ESG Adoption: Perception vs Reality

March 13, 2023

By Anshuman Magazine


Enterprises today, both public and private, see a lot of dialogue around ESG globally. People are indeed concerned about climate change and its derivative impact. But is all this concern really translating into action? A recent survey report by CBRE revealed the most common and impactful ESG initiatives in their overall real estate ecosystem. More than two-thirds of respondents in the survey said their companies' focus on ESG has intensified in 2022 and that their primary ESG consideration for real estate is to reduce energy consumption and carbon emissions.

As businesses increasingly focus on developing forward-looking strategies that consider climatic, societal, and ethical issues, ESG must evolve to take center stage from a peripheral balance sheet factor to a key driver of investment decision-making. For the real estate industry, the spotlight is increasingly on developer and occupier strategies to deliver net-zero targets and contribute to the cause of climate change.

Given India’s size and population, our climate risks are also significant. The country is ranked among the top 20 nations globally on the German Watch’s Global Climate Risk Index Rankings and is among the 10 most vulnerable nations ranked on this index, thereby demonstrating growing climate risks.

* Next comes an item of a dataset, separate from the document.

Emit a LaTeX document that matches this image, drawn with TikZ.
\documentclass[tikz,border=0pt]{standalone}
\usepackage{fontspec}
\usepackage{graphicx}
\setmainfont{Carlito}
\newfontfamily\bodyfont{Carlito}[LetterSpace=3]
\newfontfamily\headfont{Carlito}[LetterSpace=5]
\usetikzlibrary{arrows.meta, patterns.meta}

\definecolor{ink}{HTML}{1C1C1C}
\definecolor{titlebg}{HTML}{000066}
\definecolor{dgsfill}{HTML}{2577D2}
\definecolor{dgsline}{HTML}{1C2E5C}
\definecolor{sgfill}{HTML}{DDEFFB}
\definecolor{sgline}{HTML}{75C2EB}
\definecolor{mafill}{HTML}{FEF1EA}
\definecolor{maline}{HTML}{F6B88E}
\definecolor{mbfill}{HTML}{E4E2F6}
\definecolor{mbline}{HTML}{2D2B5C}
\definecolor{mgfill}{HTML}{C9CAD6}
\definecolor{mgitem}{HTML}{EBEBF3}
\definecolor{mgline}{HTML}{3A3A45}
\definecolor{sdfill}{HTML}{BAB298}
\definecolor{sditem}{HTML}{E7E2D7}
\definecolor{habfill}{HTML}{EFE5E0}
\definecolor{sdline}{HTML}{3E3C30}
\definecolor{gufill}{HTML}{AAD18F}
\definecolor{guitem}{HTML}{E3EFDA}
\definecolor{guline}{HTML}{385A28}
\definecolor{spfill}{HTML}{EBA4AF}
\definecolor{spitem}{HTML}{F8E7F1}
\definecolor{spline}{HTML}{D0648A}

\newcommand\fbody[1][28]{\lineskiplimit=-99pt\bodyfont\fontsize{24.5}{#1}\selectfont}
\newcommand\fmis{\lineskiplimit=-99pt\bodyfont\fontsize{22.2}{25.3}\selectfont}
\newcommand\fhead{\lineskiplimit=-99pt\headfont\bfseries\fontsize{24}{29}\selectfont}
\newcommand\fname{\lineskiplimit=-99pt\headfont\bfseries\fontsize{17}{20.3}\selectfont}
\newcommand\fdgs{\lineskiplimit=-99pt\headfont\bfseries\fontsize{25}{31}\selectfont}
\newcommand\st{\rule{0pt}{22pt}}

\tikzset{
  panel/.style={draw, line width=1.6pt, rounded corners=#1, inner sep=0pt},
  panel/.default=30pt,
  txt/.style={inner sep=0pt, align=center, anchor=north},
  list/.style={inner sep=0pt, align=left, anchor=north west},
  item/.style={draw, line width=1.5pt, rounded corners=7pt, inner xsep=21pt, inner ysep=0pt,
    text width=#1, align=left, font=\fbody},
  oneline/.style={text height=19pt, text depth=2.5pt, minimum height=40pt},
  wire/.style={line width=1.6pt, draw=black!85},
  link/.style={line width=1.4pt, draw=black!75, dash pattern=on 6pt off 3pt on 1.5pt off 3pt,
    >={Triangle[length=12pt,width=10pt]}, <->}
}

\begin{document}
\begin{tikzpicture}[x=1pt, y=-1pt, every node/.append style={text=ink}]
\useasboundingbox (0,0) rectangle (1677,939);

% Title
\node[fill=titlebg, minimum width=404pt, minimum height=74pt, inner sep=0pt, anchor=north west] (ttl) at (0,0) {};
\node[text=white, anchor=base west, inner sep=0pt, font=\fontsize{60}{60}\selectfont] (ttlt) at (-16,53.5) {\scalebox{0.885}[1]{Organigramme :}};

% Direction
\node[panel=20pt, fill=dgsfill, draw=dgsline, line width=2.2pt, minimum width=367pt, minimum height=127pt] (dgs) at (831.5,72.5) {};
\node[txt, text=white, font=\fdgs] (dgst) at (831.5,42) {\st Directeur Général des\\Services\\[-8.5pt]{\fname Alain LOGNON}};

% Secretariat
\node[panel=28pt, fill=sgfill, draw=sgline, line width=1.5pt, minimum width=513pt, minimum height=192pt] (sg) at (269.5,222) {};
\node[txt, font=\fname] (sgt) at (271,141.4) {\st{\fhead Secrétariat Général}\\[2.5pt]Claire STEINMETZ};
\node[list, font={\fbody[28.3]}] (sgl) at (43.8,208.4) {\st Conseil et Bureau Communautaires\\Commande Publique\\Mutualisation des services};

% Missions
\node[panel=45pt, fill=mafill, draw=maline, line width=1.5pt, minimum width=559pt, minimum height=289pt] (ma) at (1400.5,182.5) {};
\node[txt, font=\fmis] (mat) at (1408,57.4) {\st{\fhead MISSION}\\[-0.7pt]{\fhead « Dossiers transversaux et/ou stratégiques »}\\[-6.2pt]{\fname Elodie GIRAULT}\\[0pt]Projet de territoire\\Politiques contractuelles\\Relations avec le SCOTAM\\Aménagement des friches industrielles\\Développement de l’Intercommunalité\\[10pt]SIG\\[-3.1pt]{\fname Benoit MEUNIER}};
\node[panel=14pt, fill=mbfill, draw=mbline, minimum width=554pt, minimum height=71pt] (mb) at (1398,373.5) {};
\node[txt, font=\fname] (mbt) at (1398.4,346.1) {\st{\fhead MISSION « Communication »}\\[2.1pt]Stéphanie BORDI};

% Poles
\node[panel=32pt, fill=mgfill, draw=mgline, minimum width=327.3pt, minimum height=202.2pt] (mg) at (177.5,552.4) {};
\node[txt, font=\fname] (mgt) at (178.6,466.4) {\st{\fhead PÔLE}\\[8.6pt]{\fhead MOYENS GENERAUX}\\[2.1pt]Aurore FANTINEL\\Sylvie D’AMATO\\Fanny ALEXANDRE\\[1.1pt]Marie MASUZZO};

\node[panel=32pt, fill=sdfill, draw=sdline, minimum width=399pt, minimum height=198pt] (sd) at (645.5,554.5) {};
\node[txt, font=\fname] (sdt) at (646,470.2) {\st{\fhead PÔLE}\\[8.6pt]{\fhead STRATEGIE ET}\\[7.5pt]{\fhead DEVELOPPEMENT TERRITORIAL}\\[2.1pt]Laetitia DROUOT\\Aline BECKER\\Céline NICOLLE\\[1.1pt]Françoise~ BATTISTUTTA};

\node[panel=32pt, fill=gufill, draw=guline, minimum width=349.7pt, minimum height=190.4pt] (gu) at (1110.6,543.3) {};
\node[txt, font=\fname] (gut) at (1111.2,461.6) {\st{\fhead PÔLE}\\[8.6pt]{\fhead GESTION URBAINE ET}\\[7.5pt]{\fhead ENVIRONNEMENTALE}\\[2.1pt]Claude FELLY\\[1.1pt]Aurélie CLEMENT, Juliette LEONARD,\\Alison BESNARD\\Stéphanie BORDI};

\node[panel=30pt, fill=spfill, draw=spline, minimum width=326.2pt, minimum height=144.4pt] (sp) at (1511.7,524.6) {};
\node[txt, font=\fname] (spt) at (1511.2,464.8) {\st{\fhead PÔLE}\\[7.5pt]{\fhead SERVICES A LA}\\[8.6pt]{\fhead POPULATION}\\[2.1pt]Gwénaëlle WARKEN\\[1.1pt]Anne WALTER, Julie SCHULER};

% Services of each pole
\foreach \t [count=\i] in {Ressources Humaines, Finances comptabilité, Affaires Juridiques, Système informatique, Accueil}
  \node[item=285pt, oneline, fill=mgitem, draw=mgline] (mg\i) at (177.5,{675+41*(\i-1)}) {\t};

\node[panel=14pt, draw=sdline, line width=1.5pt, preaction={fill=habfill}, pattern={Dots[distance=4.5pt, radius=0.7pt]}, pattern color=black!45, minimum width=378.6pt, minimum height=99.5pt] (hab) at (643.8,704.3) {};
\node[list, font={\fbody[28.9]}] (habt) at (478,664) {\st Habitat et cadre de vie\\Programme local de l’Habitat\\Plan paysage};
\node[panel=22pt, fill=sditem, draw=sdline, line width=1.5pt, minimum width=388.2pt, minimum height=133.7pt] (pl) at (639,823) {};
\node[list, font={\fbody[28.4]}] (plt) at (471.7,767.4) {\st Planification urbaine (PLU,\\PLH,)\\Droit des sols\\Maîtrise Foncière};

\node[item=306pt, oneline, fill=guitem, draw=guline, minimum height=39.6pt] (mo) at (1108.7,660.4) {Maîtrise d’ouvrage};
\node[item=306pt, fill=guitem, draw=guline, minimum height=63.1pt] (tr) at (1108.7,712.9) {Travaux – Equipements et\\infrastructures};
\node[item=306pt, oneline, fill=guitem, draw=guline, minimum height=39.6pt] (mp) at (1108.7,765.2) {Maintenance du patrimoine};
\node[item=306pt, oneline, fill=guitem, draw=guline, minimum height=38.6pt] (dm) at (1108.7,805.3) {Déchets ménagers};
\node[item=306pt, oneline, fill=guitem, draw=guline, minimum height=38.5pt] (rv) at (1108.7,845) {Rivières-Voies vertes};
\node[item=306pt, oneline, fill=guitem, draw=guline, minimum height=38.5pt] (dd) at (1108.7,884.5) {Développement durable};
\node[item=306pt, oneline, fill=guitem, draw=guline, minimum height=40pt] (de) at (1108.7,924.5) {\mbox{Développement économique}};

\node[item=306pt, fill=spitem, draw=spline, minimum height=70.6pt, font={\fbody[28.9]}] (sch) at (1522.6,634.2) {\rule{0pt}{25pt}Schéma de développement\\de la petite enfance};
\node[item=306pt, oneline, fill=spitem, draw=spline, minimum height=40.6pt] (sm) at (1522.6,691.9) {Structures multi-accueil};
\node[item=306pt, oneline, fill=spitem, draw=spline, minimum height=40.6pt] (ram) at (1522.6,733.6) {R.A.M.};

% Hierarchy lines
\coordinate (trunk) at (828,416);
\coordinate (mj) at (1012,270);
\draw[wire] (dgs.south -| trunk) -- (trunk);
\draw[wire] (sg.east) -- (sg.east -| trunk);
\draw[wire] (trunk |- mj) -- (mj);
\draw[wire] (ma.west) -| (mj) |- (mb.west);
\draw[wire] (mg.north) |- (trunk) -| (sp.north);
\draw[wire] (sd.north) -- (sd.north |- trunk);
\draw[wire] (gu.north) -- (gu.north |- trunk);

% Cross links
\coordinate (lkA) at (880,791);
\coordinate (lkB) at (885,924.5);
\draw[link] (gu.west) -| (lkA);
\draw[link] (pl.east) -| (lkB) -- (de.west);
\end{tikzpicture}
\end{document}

Environmental features drive building appeal and transactions

As companies face rising energy costs and government regulations, they’re willing to pay a premium for spaces with features like on-site renewable energy generation (58%) or smart technology to monitor and adjust energy use (53%) to help reduce energy consumption and carbon emissions, according to the latest CBRE ESG survey

In fact, 84% of respondents said they specifically look for energy-reducing features - and almost half would either seek a discount or walk away from a deal if a building lacked these.

Another significant ESG influence is green-building certification, such as the Leadership in Energy and Environmental Design (LEED) rating system or several administered by the Green Building Council. Forty-five percent of respondents would pay a premium to lease or buy a certified building, and a third would either seek a discount from or outright reject a building that lacked certification.

The report’s analysis also showed that developers continue to believe that constructing a sustainable building is more efficient than refurbishing existing stock. As a result, India is witnessing a trend wherein Peripheral Business District has the highest share in green buildings, followed by SBD; CBD has the lowest number of green buildings as it is usually a hub of older projects.

Social features entice companies to pay a premium

Tolerance for long commute times has waned considerably among employees in recent years. 82% of respondents named convenient access to public transportation as the social feature that most affects their interest in a given building because easier commutes are associated with better employee well-being.

Companies also place a higher value on buildings supporting their employees’ mental and physical health. For example, respondents to the survey said buildings that make it easier for employees to ride their bike or walk (66%) and have an inclusive design to meet the needs of all employees (58%) are more attractive than those without those features.

Indian cities have followed a different development trajectory compared with their international counterparts.

Internationally, city centers primarily witness a high concentration of Grade A office spaces while, peripheral locations are either residential or home to small, often inconsequential, workspaces. However, in India, city centers are often historical sites dotted with old office stock (sometimes with restrictions on refurbishment or structural changes) and residential /retail spaces, which has caused Grade A office spaces to primarily be concentrated in the peripheral locations. As a result, most of the certified stock can be found in peripheral business districts of Indian cities.

Summing Up…

ESG is definitely not a passing fad, as organizations across industries have realized its importance in achieving efficiency and meeting social obligations. Also, as consumers are becoming conscious, they are inclined towards brands that are ESG compliant. Thus, it’s no more a ‘good to have’ but a ‘must have’ for organizations to sustain in the future. With real estate having an important play in ESG strategies, developers, investors, and occupiers are already making a shift to Grade-A buildings to ensure sustainability and health & wellness for employees.